Strong support from suppliers: Pilots succeeded more often when companies showed commitment by assisting with setup, training, and troubleshooting - removing a part of the burden from already-stretched care teams.

What gets in the way?
Time and staffing pressures: Many organisations withdrew despite interest because they lacked time and capacity, often due to staffing shortages.
GDPR and ethics approvals: Projects involving sensitive data faced months of delay navigating country-specific compliance processes. In Sweden, for example, approvals for AI monitoring systems took over 14 weeks.
Unmet financial expectations: While in some countries (like Sweden and Denmark) care organisations were used to self-funded innovation, in others (notably the Netherlands and Belgium) they expected some compensation to participate.
Technology mismatch: In some countries, care providers already had similar technologies to those offered through the platform, making some solutions redundant or irrelevant.
Workflow disruption: Even useful technologies were rejected if they required major changes to how care teams worked day-to-day.

Different systems, different challenges
The research found that healthcare system structure made a major difference in how easily pilots could be matched and implemented.
- Sweden and Denmark, with their municipality-based systems, had easier access to innovation budgets and motivated care partners already embedded in the project.
- The Netherlands and Belgium faced more fragmented systems and financial constraints, relying heavily on existing relationships for recruitment.
- France showed a strong preference for domestic solutions unless a foreign technology clearly filled a gap or offered cost savings.
Interestingly, Dutch coordinators expressed strong interest not only in technologies but in learning from Scandinavian care models, highlighting the potential for organisational learning, not just tech transfer.

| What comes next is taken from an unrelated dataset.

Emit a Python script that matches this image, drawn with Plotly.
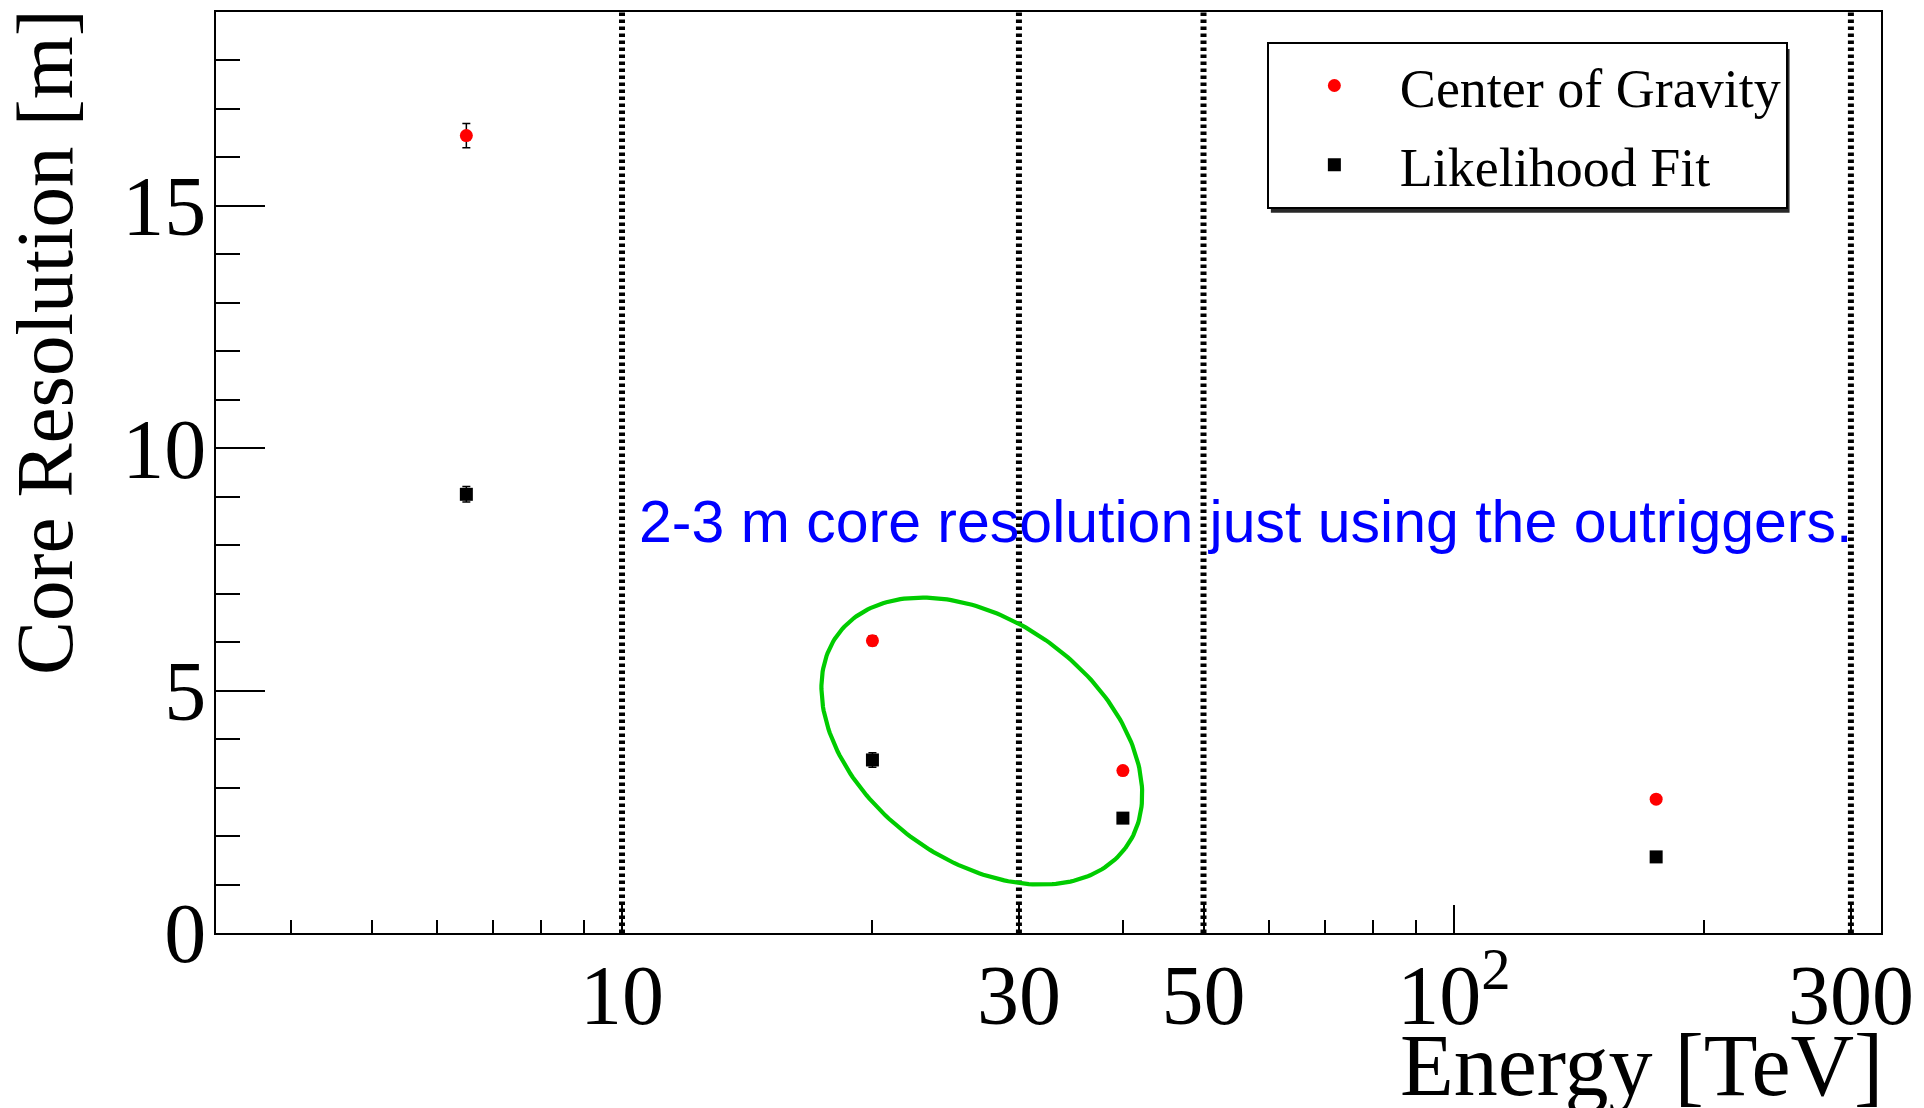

“What turned out to be a common thread everywhere was just how important local context really is. No matter how promising a technology looked on paper, if it didn’t fit easily into each country’s specific care system or regulatory environment, it just didn’t stick. The idea that ‘one size fits all’ fell apart really quickly once the matching process got underway.”

Rethinking how we support innovation
One of the key insights from the ACE research is that trust, timing, and system fit matter more than simplicity or digital visibility. For example, ease of use - a focus of the Technology Acceptance Model - was less important when a technology clearly solved a pressing issue and came with support.
Instead, models like Diffusion of Innovations (DOI) and Technology-Organization-Environment (TOE) better explained the real-world dynamics observed in the project. The findings also highlighted that regulatory and administrative hurdles are critical barriers, particularly in cross-border contexts.

ACE's key recommendations
Based on the pilot coordinators’ experiences, five clear recommendations emerged for future cross-border innovation work:
- Focus on relationships, not just platforms: Direct engagement and trust-building are essential.
- Support complex technologies with guidance and demos: Help pilot sites see the value clearly.
- Streamline regulatory processes: Shared ethics templates could reduce months of delay.
- Match strategy to system structure: Understand how healthcare is organised and funded nationally and locally.
- Facilitate learning beyond tech: There is strong interest in organisational and process innovations, not just digital solutions.

A strong foundation for future collaboration
Cross-border innovation in homecare isn’t just about moving products between countries, it’s about building trust, navigating systems, and understanding what care providers truly need. The ACE project shows that while the challenges are real, so are the opportunities.
By sharing not only technologies but also care models, support structures, and lessons learned, we can build a stronger, more adaptable homecare ecosystem across Europe.